3.  Now back where I started this blog–Jesus actually uses rather delicate language to describe the issue.  Of much debate is the role of “water” in verse 5 when Jesus elaborates on what being born from above means.  People try to sanitize this spiritually, I think by saying it is a reference to baptism.  Jesus has baptism in mind, I think, but it is not here.  Water here may mean semen as the seed of birth or it might refer to a pregnant woman’s ‘water breaking’ at the onset of child birth.  Either way, it is an earthy image that Nicodemus would have gotten.  In case Nicodemus didn’t, Jesus spells it out.  Notice the two verses (ESV, bold and italics mine)

[5] Jesus answered, “Truly, truly, I say to you, unless one is born of water and the Spirit, he cannot enter the kingdom of God.

[6] That which is born of the flesh is flesh, and that which is born of the Spirit is spirit.

I find in these verses typical Hebrew parallelism.  Water is flesh, spirit is spirit (or the wind, v. 8)  Flesh likely means sex.

4.  Here is where I think it really comes together with baptism, and that is the way Jews of the first century understood baptism.  Baptism was not a novel concept, but an old practice used to symbolize the birthing process for non-Jews who were undergoing the process of adopting Judaism as their faith.  After such baptism a person was referred to as a child of Abraham (c/f 1 John 3:1).  Jesus is arguing that not just non-Jews, but even Jews, need to be  baptized as an act of repentance and belief in order to begin this rebirthing process.  Baptism is the key to being born from above.  The testimony of John the Baptist at the end of the chapter punctuates this point.

5.  These are complicated lines of thought but Nicodemus, a teacher, should understand the symbolism of it all.  This is not simplistic stuff here but very nuanced ideas.  We do violence to the text if we try to make it simple and easy.  It is not, so much so that Nicodemus, though sympathetic and learned, did not readily understand.  Specifically NIcodemus and the teachers in Israel had not embraced John’s baptism.

6.  The reference of the serpent, in the desert, alludes to the weird tale in Numbers 21:4-9 where the great plague broke out and a snake is put on a pole for healing (for a cross-cultural religious parallelism, consider Asclepius) to the Jews who had sinned.  Again, Jesus is laying out bread crumbs.  Just like with semen, bursting birthing fluid, and wind even Scripture has a deeper spiritual revelation in Christ and his mission.

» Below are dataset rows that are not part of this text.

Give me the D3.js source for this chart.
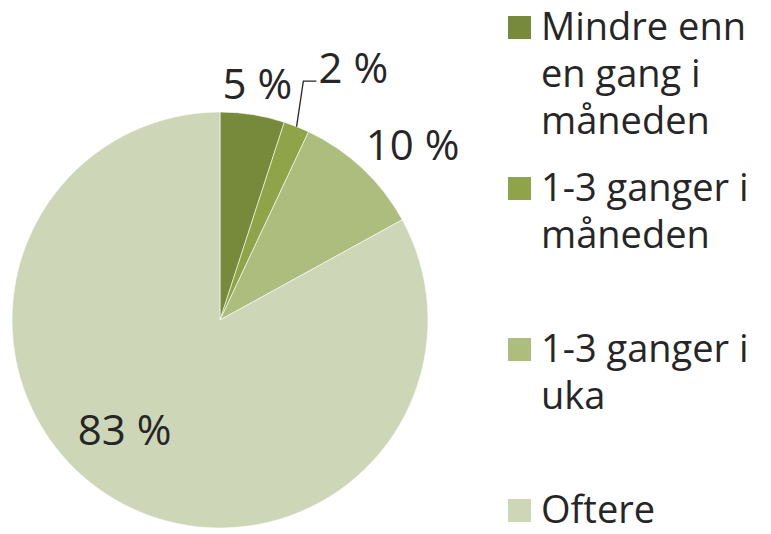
<!DOCTYPE html>
<html>
<head>
<meta charset="utf-8">
<script src="https://cdn.jsdelivr.net/npm/d3@7"></script>
<style>
  body { margin: 0; background: #fff; }
  svg { display: block; font-family: 'Open Sans', sans-serif; }
</style>
</head>
<body>
<div id="viz"></div>
<script>
const categories = ['Mindre enn en gang i måneden', '1-3 ganger i måneden', '1-3 ganger i uka', 'Oftere'];
const legendLines = [['Mindre enn', 'en gang i', 'måneden'], ['1-3 ganger i', 'måneden'], ['1-3 ganger i', 'uka'], ['Oftere']];
const values = [5, 2, 10, 83];
const labels = ['5 %', '2 %', '10 %', '83 %'];
const colors = ['#77893a', '#8fa448', '#adbd7d', '#cdd6b7'];

const width = 771, height = 534;
const cx = 220, cy = 320, radius = 208;
// label distance from centre, as a share of the radius
const labelDist = [1.15, 1.37, 1.25, 0.7];
const labelTurn = [0, 0.11, 0.08, 0.18];

const svg = d3.select('#viz')
    .append('svg')
    .attr('width', width)
    .attr('height', height);

const pie = d3.pie().sort(null).value(d => d);
const arcs = pie(values);

const arc = d3.arc().innerRadius(0).outerRadius(radius);

const g = svg.append('g').attr('transform', `translate(${cx},${cy})`);

g.selectAll('path').data(arcs)
    .enter()
    .append('path')
    .attr('d', arc)
    .attr('fill', (d, i) => colors[i])
    .attr('stroke', '#fff')
    .attr('stroke-width', 0.6);

const pos = (d, i) => {
    const a = (d.startAngle + d.endAngle) / 2 + labelTurn[i];
    const r = radius * labelDist[i];
    return [Math.sin(a) * r, -Math.cos(a) * r];
};

// leader line for the small slice
const small = arcs[1];
const mid = (small.startAngle + small.endAngle) / 2;
const p0 = [Math.sin(mid) * radius, -Math.cos(mid) * radius];
const lp = pos(small, 1);
g.append('polyline')
    .attr('points', [p0, [lp[0] - 50, lp[1] + 13], [lp[0] - 37, lp[1] + 13]].map(p => p.join(',')).join(' '))
    .attr('fill', 'none')
    .attr('stroke', '#262626')
    .attr('stroke-width', 1.3);

g.selectAll('text.lbl').data(arcs)
    .enter()
    .append('text')
    .attr('class', 'lbl')
    .attr('x', (d, i) => pos(d, i)[0])
    .attr('y', (d, i) => pos(d, i)[1])
    .attr('dy', '0.36em')
    .attr('text-anchor', 'middle')
    .attr('font-size', 42)
    .attr('fill', '#262626')
    .text((d, i) => labels[i]);

const legend = svg.append('g').attr('transform', 'translate(508,15)');

const item = legend.selectAll('g').data(categories)
    .enter()
    .append('g')
    .attr('transform', (d, i) => `translate(0,${i * 161})`);

item.append('rect')
    .attr('y', 1)
    .attr('width', 23)
    .attr('height', 23)
    .attr('fill', (d, i) => colors[i]);

item.append('text')
    .attr('x', 33)
    .attr('y', 25)
    .attr('font-size', 38)
    .attr('fill', '#262626')
    .selectAll('tspan')
    .data((d, i) => legendLines[i])
    .enter()
    .append('tspan')
    .attr('x', 33)
    .attr('dy', (d, j) => j === 0 ? 0 : 47)
    .text(d => d);
</script>
</body>
</html>
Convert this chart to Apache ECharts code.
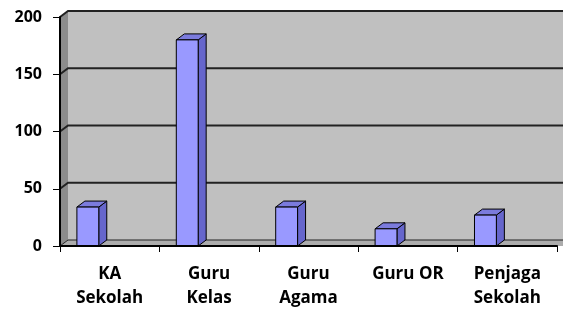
<!DOCTYPE html>
<html>
<head>
<meta charset="utf-8">
<script src="https://cdn.jsdelivr.net/npm/echarts@6/dist/echarts.min.js"></script>
<style>
  html, body { margin: 0; padding: 0; background: #fff; }
  #chart { width: 563px; height: 310px; }
</style>
</head>
<body>
<div id="chart"></div>
<script>
var categories = ['KA\nSekolah', 'Guru\nKelas', 'Guru\nAgama', 'Guru OR', 'Penjaga\nSekolah'];
var values = [34, 180, 34, 15, 27];
var yTicks = [0, 50, 100, 150, 200];

// depth offset of the 3d box
var DX = 8, DY = -6;
var labelFont = { fontFamily: 'Open Sans', fontWeight: 'bold', color: '#000' };

function renderWalls(params, api) {
    var cs = params.coordSys;
    var L = cs.x, T = cs.y, R = cs.x + cs.width, B = cs.y + cs.height;
    var kids = [];
    kids.push({ type: 'rect', shape: { x: L + DX, y: T + DY, width: R - L + 10, height: B - T },
        style: { fill: '#c0c0c0' } });
    kids.push({ type: 'polygon', shape: { points: [[L, T], [L + DX, T + DY], [L + DX, B + DY], [L, B]] },
        style: { fill: '#8c8c8c' } });
    kids.push({ type: 'polygon', shape: { points: [[L, B], [L + DX, B + DY], [R + DX + 10, B + DY], [R + 10, B]] },
        style: { fill: '#acacac' } });
    yTicks.forEach(function (v) {
        var y = api.coord([0, v])[1];
        kids.push({ type: 'polyline', shape: { points: [[L, y], [L + DX, y + DY], [R + DX + 10, y + DY]] },
            style: { stroke: '#222', lineWidth: v === 0 ? 1 : 2, fill: null } });
    });
    return { type: 'group', children: kids };
}

function renderBar(params, api) {
    var idx = api.value(0);
    var top = api.coord([idx, api.value(1)]);
    var base = api.coord([idx, 0]);
    var bw = api.size([1, 0])[0];
    var w = bw * 0.22;
    var x0 = top[0] - bw * 0.22 - w / 2;
    var x1 = x0 + w;
    var yt = top[1], yb = base[1];
    var line = { stroke: '#000', lineWidth: 1 };
    return {
        type: 'group',
        children: [
            { type: 'polygon', shape: { points: [[x1, yt], [x1 + DX, yt + DY], [x1 + DX, yb + DY], [x1, yb]] },
              style: Object.assign({ fill: '#6666cc' }, line) },
            { type: 'polygon', shape: { points: [[x0, yt], [x0 + DX, yt + DY], [x1 + DX, yt + DY], [x1, yt]] },
              style: Object.assign({ fill: '#7b7bdd' }, line) },
            { type: 'rect', shape: { x: x0, y: yt, width: w, height: yb - yt },
              style: Object.assign({ fill: '#9999ff' }, line) }
        ]
    };
}

var chart = echarts.init(document.getElementById('chart'));
chart.setOption({
    backgroundColor: '#fff',
    animation: false,
    grid: { left: 60, right: 6, top: 17, bottom: 63 },
    xAxis: {
        type: 'category',
        data: categories,
        z: 5,
        axisLine: { show: true, lineStyle: { color: '#000', width: 2 } },
        axisTick: { show: true, length: 6, lineStyle: { color: '#000' } },
        axisLabel: Object.assign({ interval: 0, margin: 16, lineHeight: 24, fontSize: 17 }, labelFont),
        splitLine: { show: false }
    },
    yAxis: {
        type: 'value',
        min: 0, max: 200, interval: 50,
        z: 5,
        axisLine: { show: true, lineStyle: { color: '#000', width: 2 } },
        axisTick: { show: true, length: 7, lineStyle: { color: '#000' } },
        axisLabel: Object.assign({ margin: 18, fontSize: 16 }, labelFont),
        splitLine: { show: false }
    },
    series: [
        { type: 'custom', z: 1, renderItem: renderWalls, data: [[0, 0]], silent: true },
        { type: 'custom', z: 3, renderItem: renderBar,
          data: values.map(function (v, i) { return [i, v]; }) }
    ]
});
</script>
</body>
</html>
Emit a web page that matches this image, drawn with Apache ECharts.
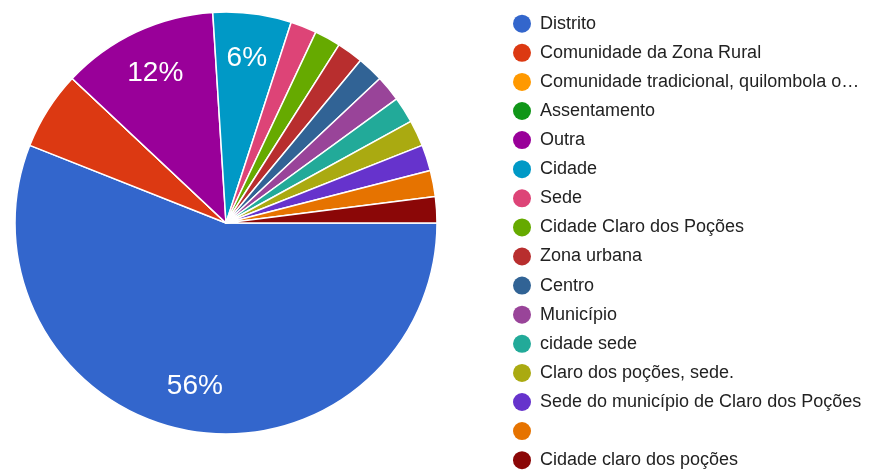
<!DOCTYPE html>
<html>
<head>
<meta charset="utf-8">
<script src="https://cdn.jsdelivr.net/npm/echarts@6/dist/echarts.min.js"></script>
<style>
html,body{margin:0;padding:0;background:#fff;}
#chart{width:872px;height:471px;}
</style>
</head>
<body>
<div id="chart"></div>
<script>
// Categories (legend order) and response counts
var categories = [
  'Distrito',
  'Comunidade da Zona Rural',
  'Comunidade tradicional, quilombola o\u2026',
  'Assentamento',
  'Outra',
  'Cidade',
  'Sede',
  'Cidade Claro dos Poções',
  'Zona urbana',
  'Centro',
  'Município',
  'cidade sede',
  'Claro dos poções, sede.',
  'Sede do município de Claro dos Poções',
  '\u00a0',
  'Cidade claro dos poções'
];
var counts = [28, 3, 0, 0, 6, 3, 1, 1, 1, 1, 1, 1, 1, 1, 1, 1];
var labeledSlices = ['Distrito', 'Outra', 'Cidade'];
var palette = ['#3366cc','#dc3912','#ff9900','#109618','#990099','#0099c6','#dd4477','#66aa00',
               '#b82e2e','#316395','#994499','#22aa99','#aaaa11','#6633cc','#e67300','#8b0707'];

var pieData = categories.map(function (c, i) { return { name: c, value: counts[i] }; });
var labelData = categories.map(function (c, i) {
  return { name: c, value: counts[i], label: { show: labeledSlices.indexOf(c) >= 0 } };
});

var chart = echarts.init(document.getElementById('chart'), null, { renderer: 'canvas' });
chart.setOption({
  animation: false,
  color: palette,
  legend: {
    orient: 'vertical',
    left: 513,
    top: 14.7,
    padding: 0,
    height: 460,
    icon: 'circle',
    itemWidth: 18,
    itemHeight: 18,
    itemGap: 11.1,
    selectedMode: false,
    data: categories,
    itemStyle: { borderWidth: 0 },
    textStyle: { fontFamily: 'Liberation Sans', fontSize: 18, lineHeight: 18, color: '#222222', padding: [0, 0, 0, 4] }
  },
  series: [
    {
      type: 'pie',
      center: [226, 223],
      radius: [0, 211],
      startAngle: 0,
      clockwise: true,
      avoidLabelOverlap: false,
      label: { show: false },
      labelLine: { show: false },
      itemStyle: { borderColor: '#ffffff', borderWidth: 1.5 },
      emphasis: { disabled: true },
      data: pieData
    },
    {
      type: 'pie',
      center: [226, 223],
      radius: [115, 211],
      startAngle: 0,
      clockwise: true,
      silent: true,
      avoidLabelOverlap: false,
      legendHoverLink: false,
      itemStyle: { color: 'rgba(0,0,0,0)', borderWidth: 0 },
      labelLine: { show: false },
      label: {
        position: 'inside',
        color: '#ffffff',
        fontFamily: 'Liberation Sans',
        fontSize: 28,
        formatter: function (p) { return Math.round(p.percent) + '%'; }
      },
      emphasis: { disabled: true },
      data: labelData
    }
  ]
});
</script>
</body>
</html>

7.  One more thought.  I don’t care what your red-letter Bible says, Jesus stops talking most definitely after verse 15 (and maybe even verse 12).  John the evangelist is the one who synthesizes the complicated message Jesus was communicating to Nicodemus in verses 16-21 with his typical symbolism of light, truth, and love.  We cherish verse 16, but look at the whole thing again and you might find that verse 21is the best summary–our works show whether or not we are ‘born from above’–carried out, or worked–birthed by God.

8 responses to “THE NIGHT JESUS TALKED ABOUT YOU KNOW WHAT”

  1. That was about the summation of what we discussed in my Sunday morning bible study. We didn’t discuss the conception aspect, but did the water breaking. It certainly would have been interesting to see what Jesus shared in the rest of that conversation, and its effects on Nic.

  2. Repository of Orthodox trivia that I sometimes like to be, I think you might find this interesting. Orthodox bishops’ staffs have serpents on them. This is specifically a reference to Numbers 21.

      • impressive picture–and impressive beard. I find it interesting that the serpents are where I would expect to find a cross. I suppose that reflects a holistic approach to the Bible, where as the serpents are indeed a metaphor for the cross. I like it.
        thanks for sharing the picture and the concept.

  3. You did a good job handling this passage, and especially tying the symbolism to semen and birth. We are so often afraid that sex might be in the Bible; it seems so unspiritual. I follow you all the way through until your last remark. I can’t agree with your take on verse 21, not entirely, but that doesn’t detract from all the rest. Good job.

    • thanks carroll. well, it is wonderful that we can take verse 21 different because that is the joy of reflective Bible reading with other souls–we learn their perspective and share the experience of both taking the scriptures seriously and celebrating how it speaks to both of us in different ways.
      i hope you have a wonderful day.